American Caleb Anderson makes a special appearance at the Georgia Institute of Technology in Atlanta. At 13, he is the youngest student there ever.
Caleb began studying aerospace engineering at Georgia Tech this semester. Before that, he had been studying at Chattahoochee Technical College in Marietta for a year, but his parents preferred a university that suited the boy better.
Anderson learns quickly. When he was nine months old, he was able to express himself using sign language. By his first birthday, he could read, and by the age of two, his parents said he could understand fractions.
At the age of 3, a test showed that the boy was exceptionally gifted. “Here (to Georgia Tech, ed.) I am challenged,” Caleb told CBS. “I think I’m pretty average here. The thing that connects everyone here is that it’s terribly difficult.”
The course normally lasts five years, but Caleb may complete the training more quickly. He would eventually like to work for SpaceX or start his own company. “I’m not very smart,” said the boy. “I just pick up information faster. And if I learn faster, I’m ahead of the game sooner.”
Not the youngest ever
Incidentally, Caleb is not the youngest university student ever. That honor belonged to American Michael Kearney, who received his bachelor’s degree in anthropology at the age of 10. When he was eighteen, he added a master’s degree in computer science. Kearney made it into the Guinness Book of Records.

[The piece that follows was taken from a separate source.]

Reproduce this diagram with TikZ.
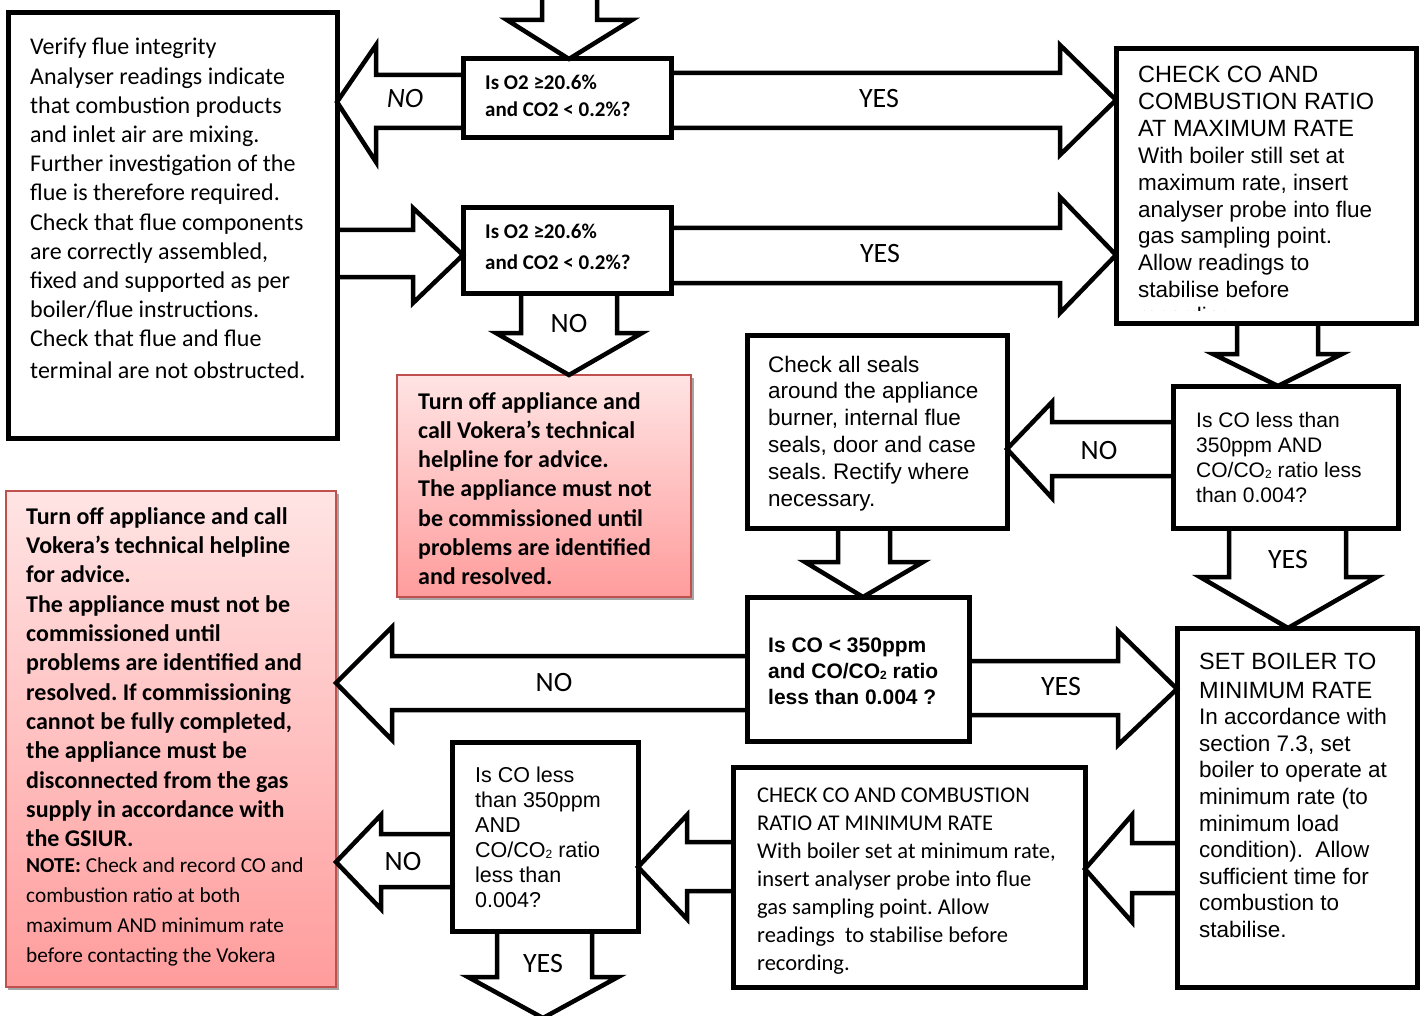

This year, the 11-year-old Flemish-Dutch genius Laurent Simons obtained his bachelor’s degree in physics at the University of Antwerp. He concluded it summa cum laude, so with an average of about 9. Although the study normally takes three years, Simons completed it in one year.

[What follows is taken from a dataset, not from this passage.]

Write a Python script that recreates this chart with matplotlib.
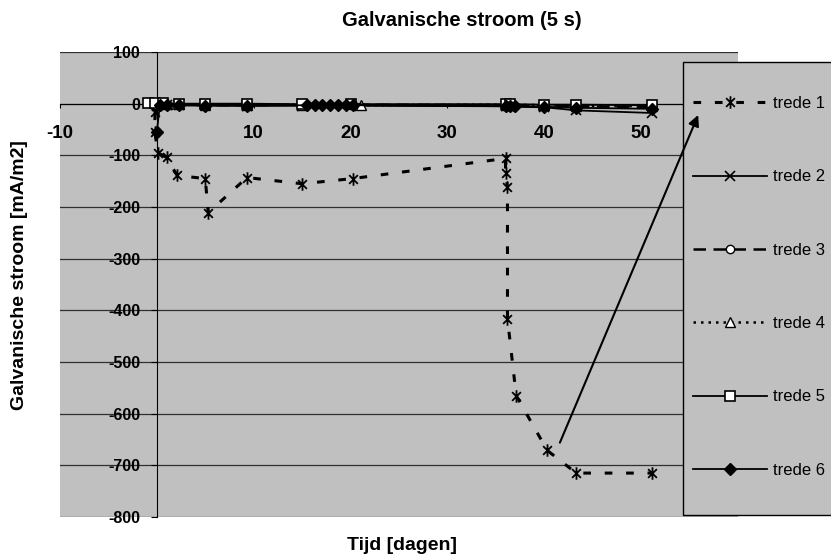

What is exceptionally gifted?
Exceptionally gifted people have an IQ above 145, a strong observational ability and an enormous urge to gain new knowledge. They see patterns in a larger whole and can then use them in a different context. That usually makes them real inventors.
It is often a huge challenge for this group of gifted people to fit into existing systems, such as education and business. For example, they skip classes and then go their separate ways. Because less than 1 percent of the population falls into this category, finding people in similar situations is often difficult.